Prosecutor Ken Green told the court that teachers at the girl’s primary school alerted social services after she told them her stepmother had “tried to kill her the previous night”.

The police were called when the woman turned up at the school “upset and irate”.

She claimed the child had been fighting with her brother and that she had fallen out of bed.

A paediatric doctor who examined the girl said she was the victim of “a sustained physical assault.”

The child said the woman had tried to strangle her after hitting and punching her.

While on bail, the woman put messages on a police web chat site, purporting to be from her cousin, and supposedly confessing to the assault.

She also blamed her cousin’s daughter for the attack.

Even after the police had visited her cousin, and found her wholly innocent of any wrongdoing, the woman continued to place the messages on the police web chat site, said Mr Green.

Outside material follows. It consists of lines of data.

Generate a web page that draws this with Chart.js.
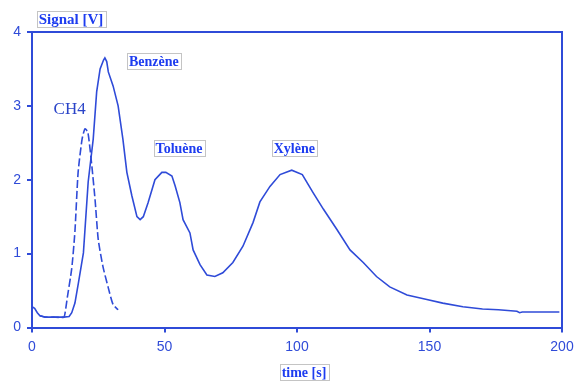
<!DOCTYPE html>
<html>
<head>
<meta charset="utf-8">
<script src="https://cdn.jsdelivr.net/npm/chart.js@4"></script>
<style>
html,body{margin:0;padding:0;background:#fff;}
#wrap{width:576px;height:381px;position:relative;}
</style>
</head>
<body>
<div id="wrap"><canvas id="c" width="576" height="381"></canvas></div>
<script>
// Main chromatogram trace (solid)
const mainTime = [0, 1, 2, 3, 5, 8, 12, 14, 15, 16.2, 17.5, 19.4, 21.2, 23.1, 24.4, 25.7, 27, 27.5, 28.2, 28.8, 30.6, 32.5, 34.3, 35.8, 37.7, 39.6, 40.8, 42, 43.8, 46.4, 49, 50.5, 52.8, 54, 55.8, 57, 59.6, 60.8, 63.4, 66, 69, 72, 75.8, 79.6, 83.4, 86, 89.8, 93.6, 98, 102, 106, 110, 115, 120, 125, 130, 135, 141.5, 149, 155, 162.6, 170, 176, 183, 184, 185, 190, 199];
const mainSignal = [0.28, 0.26, 0.2, 0.16, 0.14, 0.14, 0.14, 0.15, 0.2, 0.33, 0.6, 1.01, 1.97, 2.55, 3.19, 3.5, 3.62, 3.65, 3.6, 3.46, 3.27, 3.0, 2.55, 2.1, 1.78, 1.5, 1.46, 1.5, 1.69, 2.0, 2.1, 2.1, 2.05, 1.92, 1.69, 1.46, 1.28, 1.05, 0.85, 0.71, 0.69, 0.74, 0.88, 1.1, 1.42, 1.7, 1.91, 2.07, 2.13, 2.07, 1.83, 1.6, 1.33, 1.05, 0.88, 0.69, 0.55, 0.44, 0.38, 0.33, 0.28, 0.25, 0.24, 0.22, 0.2, 0.21, 0.21, 0.21];
// CH4 trace (dashed)
const ch4Time = [3, 5, 8, 12, 12.5, 13.3, 15, 16.2, 17.4, 18.9, 20, 21.1, 22.6, 23.8, 25, 26.8, 28.7, 30.6, 32.5];
const ch4Signal = [0.16, 0.14, 0.14, 0.14, 0.2, 0.4, 0.8, 1.3, 2.1, 2.55, 2.69, 2.64, 2.18, 1.73, 1.19, 0.82, 0.55, 0.31, 0.24];
// Axis ticks
const xTicks = [0, 50, 100, 150, 200];
const yTicks = [0, 1, 2, 3, 4];
// Peak labels
const peakNames = ['Benzène', 'Toluène', 'Xylène'];
const peakLabelTime = [46, 55.5, 99];
const peakLabelSignal = [3.61, 2.43, 2.43];
const ch4Name = 'CH4';
const ch4LabelTime = [14.2];
const ch4LabelSignal = [2.95];

const BLUE = '#2f4bd8';
const TEXT = '#1d3cf0';

function pts(xs, ys){ return xs.map((x,i)=>({x:x, y:ys[i]})); }

const overlay = {
  id:'overlay',
  afterDraw(chart){
    const {ctx, chartArea:a, scales:{x, y}} = chart;
    ctx.save();
    // frame
    ctx.strokeStyle = BLUE; ctx.lineWidth = 2;
    ctx.beginPath();
    ctx.moveTo(a.left, a.top); ctx.lineTo(a.right, a.top); ctx.lineTo(a.right, a.bottom);
    ctx.stroke();
    function boxText(t, cx, cy, font){
      ctx.font = font;
      const w = ctx.measureText(t).width;
      const bw = Math.round(w + 4), bh = 16;
      const l = Math.round(cx - bw/2), tp = Math.round(cy - bh/2);
      ctx.fillStyle = '#fff';
      ctx.fillRect(l, tp, bw, bh);
      ctx.strokeStyle = '#c4c4c4'; ctx.lineWidth = 1;
      ctx.strokeRect(l+0.5, tp+0.5, bw, bh);
      ctx.fillStyle = TEXT; ctx.textAlign='center'; ctx.textBaseline='middle';
      ctx.fillText(t, cx, cy+1.5);
    }
    const f = 'bold 14px "Liberation Serif"';
    peakNames.forEach((n,i)=>{
      boxText(n, x.getPixelForValue(peakLabelTime[i]), y.getPixelForValue(peakLabelSignal[i]), f);
    });
    ctx.font = '17px "Liberation Serif"';
    ctx.fillStyle = '#2a44c8'; ctx.textAlign='center'; ctx.textBaseline='middle';
    ctx.fillText(ch4Name, x.getPixelForValue(ch4LabelTime[0]), y.getPixelForValue(ch4LabelSignal[0]));
    boxText('Signal [V]', 71, 19, 'bold 15px "Liberation Serif"');
    boxText('time [s]', 304, 372, f);
    ctx.restore();
  }
};

new Chart(document.getElementById('c'), {
  type:'line',
  data:{
    datasets:[
      {data:pts(mainTime, mainSignal), borderColor:BLUE, borderWidth:1.6, pointRadius:0, tension:0, fill:false},
      {data:pts(ch4Time, ch4Signal), borderColor:BLUE, borderWidth:1.6, borderDash:[8,3], pointRadius:0, tension:0.2, fill:false}
    ]
  },
  options:{
    responsive:false, animation:false,
    layout:{padding:{left:0, right:14, top:32, bottom:0}},
    plugins:{legend:{display:false}, tooltip:{enabled:false}},
    scales:{
      x:{type:'linear', min:0, max:200,
        afterBuildTicks(s){ s.ticks = xTicks.map(v=>({value:v})); },
        afterFit(s){ s.height = 53.5; s.paddingLeft = 0; s.paddingRight = 0; },
        grid:{drawOnChartArea:false, drawTicks:true, tickLength:5, color:BLUE, lineWidth:2},
        border:{color:BLUE, width:2},
        ticks:{color:BLUE, font:{family:'"Liberation Sans"', size:14}, padding:6, maxRotation:0}
      },
      y:{type:'linear', min:0, max:4,
        afterBuildTicks(s){ s.ticks = yTicks.map(v=>({value:v})); },
        afterFit(s){ s.width = 32; s.paddingTop = 0; s.paddingBottom = 0; },
        grid:{drawOnChartArea:false, drawTicks:true, tickLength:5, color:BLUE, lineWidth:2},
        border:{color:BLUE, width:2},
        ticks:{color:BLUE, font:{family:'"Liberation Sans"', size:14}, padding:6}
      }
    }
  },
  plugins:[overlay]
});
</script>
</body>
</html>
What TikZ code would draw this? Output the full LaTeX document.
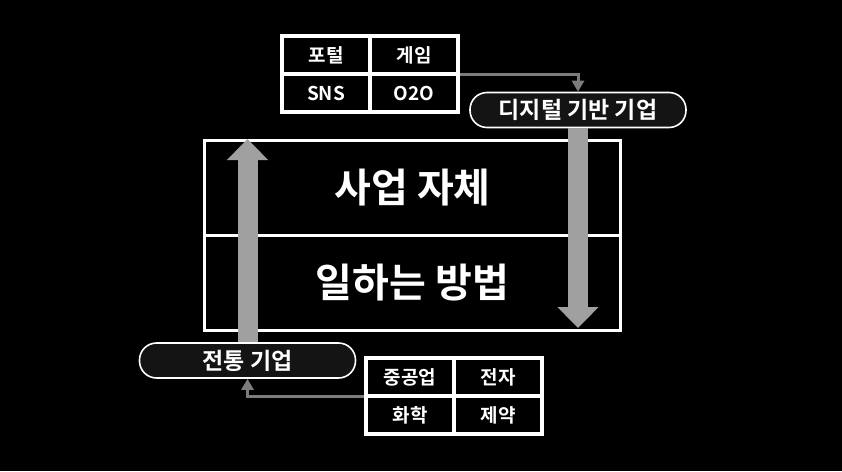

“It was a sustained attempt to pervert the course of justice,” he said.

In April, the woman contacted the police and admitted what she had done.

In mitigation, her barrister, Rebecca Young, said: “This is clearly a very troubling case and tragic for all parties involved.”

The woman’s natural children had been taken from her and were being fostered.

She had no previous convictions and had herself been abused when she was a child.

“She is wracked with guilt and shame. She cannot believe the extent of the violence and the injuries caused,” Miss Young said.

The offences had pulled the family apart and the woman’s marriage had broken down.

She lied to the police after panicking and she did not think of the consequences of implicating others in the assault.

Judge Rose noted that the woman had a difficult childhood and had suffered from depression but she had subjected the girl to a "terrifying" sustained and repeated assault.

“You tipped her up from her bed, placed your hands around her throat and applied pressure. It must have been utterly terrifying for her,” Judge Rose said.

The woman then hatched an elaborate plan to implicate her cousin.

“Those who seek to undermine the justice system of this country will go to prison,” he told her.